# [GOAL]
Return the material exactly, first line through the line containing "hours_of_day = [0, 3, 6, 9, 12, 15, 18, 21]", and nothing more. Pictures stay out.

# [SOURCE MATERIAL]
※

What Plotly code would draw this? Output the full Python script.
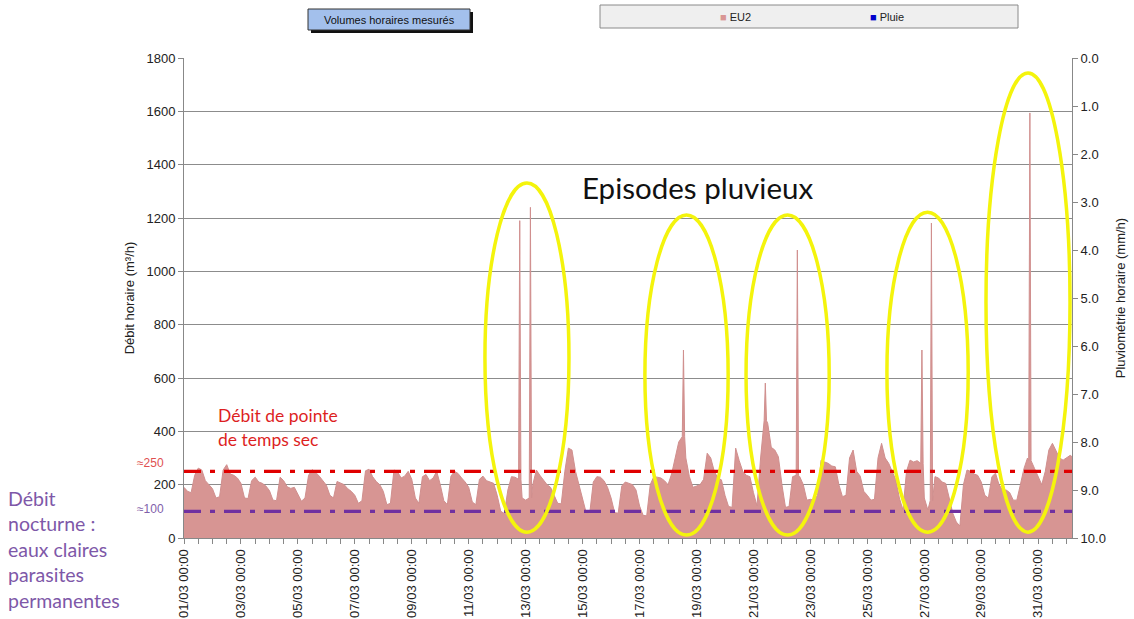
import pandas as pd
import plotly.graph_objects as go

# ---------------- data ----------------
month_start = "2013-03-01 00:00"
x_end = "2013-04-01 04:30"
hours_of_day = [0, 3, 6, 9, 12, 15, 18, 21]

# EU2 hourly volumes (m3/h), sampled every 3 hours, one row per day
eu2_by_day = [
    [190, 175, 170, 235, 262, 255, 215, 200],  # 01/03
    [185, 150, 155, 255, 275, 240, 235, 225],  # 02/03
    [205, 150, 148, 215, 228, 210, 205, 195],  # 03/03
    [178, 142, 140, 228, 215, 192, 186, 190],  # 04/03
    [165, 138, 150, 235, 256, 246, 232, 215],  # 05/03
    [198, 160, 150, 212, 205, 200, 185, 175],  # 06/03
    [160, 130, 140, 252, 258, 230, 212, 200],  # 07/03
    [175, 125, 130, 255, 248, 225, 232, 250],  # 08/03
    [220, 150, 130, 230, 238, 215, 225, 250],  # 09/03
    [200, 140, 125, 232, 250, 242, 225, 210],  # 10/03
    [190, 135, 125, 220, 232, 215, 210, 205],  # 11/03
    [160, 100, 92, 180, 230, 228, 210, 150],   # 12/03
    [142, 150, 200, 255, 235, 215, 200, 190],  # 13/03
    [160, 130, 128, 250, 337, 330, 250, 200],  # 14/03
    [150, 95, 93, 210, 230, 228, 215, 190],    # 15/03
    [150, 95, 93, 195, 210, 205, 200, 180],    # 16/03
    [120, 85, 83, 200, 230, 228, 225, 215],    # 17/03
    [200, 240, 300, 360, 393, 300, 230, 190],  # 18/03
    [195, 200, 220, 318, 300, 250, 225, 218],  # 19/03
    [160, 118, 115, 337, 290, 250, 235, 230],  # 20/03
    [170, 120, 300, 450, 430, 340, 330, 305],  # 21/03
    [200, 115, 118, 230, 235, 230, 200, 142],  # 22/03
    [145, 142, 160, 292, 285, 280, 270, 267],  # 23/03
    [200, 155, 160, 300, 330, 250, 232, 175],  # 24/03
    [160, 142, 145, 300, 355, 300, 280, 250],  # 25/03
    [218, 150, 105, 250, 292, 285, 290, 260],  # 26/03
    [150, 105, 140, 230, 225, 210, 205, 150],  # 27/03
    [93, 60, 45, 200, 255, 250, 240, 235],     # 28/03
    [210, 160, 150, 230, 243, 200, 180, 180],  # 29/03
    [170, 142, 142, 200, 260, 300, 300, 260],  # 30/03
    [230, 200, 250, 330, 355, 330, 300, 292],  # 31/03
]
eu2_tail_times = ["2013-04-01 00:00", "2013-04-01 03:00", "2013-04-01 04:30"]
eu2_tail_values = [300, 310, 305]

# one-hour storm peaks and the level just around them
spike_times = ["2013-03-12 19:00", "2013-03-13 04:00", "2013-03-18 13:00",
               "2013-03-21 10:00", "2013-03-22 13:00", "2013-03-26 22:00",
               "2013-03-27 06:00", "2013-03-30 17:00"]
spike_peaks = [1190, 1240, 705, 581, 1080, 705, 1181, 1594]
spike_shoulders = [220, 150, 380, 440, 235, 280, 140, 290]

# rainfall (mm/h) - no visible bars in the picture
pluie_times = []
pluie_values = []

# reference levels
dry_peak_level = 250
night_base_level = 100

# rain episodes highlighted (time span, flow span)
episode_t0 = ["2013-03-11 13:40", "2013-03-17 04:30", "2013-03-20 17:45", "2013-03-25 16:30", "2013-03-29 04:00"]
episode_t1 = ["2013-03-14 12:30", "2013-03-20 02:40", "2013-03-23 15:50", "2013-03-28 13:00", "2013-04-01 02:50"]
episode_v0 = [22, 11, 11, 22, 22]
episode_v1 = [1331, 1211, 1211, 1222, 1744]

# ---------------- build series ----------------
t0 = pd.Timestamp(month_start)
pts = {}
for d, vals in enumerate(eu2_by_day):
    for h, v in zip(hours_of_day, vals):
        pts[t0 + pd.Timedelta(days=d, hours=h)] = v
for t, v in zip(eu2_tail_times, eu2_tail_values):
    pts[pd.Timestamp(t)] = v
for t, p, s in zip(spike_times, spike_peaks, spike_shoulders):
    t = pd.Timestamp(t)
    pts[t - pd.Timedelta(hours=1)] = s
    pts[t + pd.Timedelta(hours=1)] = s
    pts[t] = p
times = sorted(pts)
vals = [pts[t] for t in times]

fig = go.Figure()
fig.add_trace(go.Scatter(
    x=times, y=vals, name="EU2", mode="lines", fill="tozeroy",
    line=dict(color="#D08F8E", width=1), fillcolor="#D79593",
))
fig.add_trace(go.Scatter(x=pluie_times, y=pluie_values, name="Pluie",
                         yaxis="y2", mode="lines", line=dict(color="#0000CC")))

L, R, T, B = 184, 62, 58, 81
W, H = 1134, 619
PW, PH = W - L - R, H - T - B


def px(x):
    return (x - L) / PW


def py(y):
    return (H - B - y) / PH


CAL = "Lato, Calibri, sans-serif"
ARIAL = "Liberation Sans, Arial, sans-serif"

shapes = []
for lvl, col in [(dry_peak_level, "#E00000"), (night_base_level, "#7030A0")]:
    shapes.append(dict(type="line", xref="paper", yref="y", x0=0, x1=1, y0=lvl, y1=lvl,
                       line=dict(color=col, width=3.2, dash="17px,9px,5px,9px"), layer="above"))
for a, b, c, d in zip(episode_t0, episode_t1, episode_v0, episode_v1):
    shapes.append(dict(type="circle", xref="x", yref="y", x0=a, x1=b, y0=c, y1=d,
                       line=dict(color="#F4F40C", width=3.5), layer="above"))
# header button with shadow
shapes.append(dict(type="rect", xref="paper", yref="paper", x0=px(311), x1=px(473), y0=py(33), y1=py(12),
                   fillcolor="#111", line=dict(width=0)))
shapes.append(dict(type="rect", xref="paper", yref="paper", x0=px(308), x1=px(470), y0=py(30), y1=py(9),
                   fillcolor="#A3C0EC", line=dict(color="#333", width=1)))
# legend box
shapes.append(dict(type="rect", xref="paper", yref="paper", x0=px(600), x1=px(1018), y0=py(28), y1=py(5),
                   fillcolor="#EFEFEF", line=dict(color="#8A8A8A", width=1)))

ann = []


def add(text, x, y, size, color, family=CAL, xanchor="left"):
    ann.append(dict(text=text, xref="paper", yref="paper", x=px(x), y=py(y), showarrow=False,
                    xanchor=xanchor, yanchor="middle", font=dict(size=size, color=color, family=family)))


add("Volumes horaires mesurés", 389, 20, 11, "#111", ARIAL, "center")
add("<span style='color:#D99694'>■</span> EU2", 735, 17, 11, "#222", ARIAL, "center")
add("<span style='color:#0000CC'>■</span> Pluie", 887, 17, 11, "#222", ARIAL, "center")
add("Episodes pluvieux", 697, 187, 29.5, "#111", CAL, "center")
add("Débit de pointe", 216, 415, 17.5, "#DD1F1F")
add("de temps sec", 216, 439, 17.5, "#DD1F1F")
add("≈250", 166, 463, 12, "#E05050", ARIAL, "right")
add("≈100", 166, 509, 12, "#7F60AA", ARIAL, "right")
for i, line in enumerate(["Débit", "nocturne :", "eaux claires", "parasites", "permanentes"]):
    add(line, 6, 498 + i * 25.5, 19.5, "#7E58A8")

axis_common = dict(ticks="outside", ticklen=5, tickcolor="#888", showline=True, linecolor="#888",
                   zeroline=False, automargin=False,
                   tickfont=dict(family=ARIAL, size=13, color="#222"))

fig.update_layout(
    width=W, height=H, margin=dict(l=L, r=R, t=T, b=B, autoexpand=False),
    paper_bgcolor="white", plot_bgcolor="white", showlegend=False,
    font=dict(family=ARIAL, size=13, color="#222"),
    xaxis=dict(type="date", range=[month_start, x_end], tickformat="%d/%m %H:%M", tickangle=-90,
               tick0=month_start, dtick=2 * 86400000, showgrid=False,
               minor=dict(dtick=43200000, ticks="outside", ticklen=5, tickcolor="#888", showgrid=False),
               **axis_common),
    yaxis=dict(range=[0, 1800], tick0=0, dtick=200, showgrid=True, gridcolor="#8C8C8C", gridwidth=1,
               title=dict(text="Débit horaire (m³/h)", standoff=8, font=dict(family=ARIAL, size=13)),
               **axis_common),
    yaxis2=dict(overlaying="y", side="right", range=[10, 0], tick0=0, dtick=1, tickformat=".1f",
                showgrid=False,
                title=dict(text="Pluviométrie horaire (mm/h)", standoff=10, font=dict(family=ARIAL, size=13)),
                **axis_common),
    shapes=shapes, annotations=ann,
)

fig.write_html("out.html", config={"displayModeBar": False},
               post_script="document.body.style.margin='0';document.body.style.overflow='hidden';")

※

# [EXERCISE OUTPUT]
What Plotly code would draw this? Output the full Python script.
import pandas as pd
import plotly.graph_objects as go

# ---------------- data ----------------
month_start = "2013-03-01 00:00"
x_end = "2013-04-01 04:30"
hours_of_day = [0, 3, 6, 9, 12, 15, 18, 21]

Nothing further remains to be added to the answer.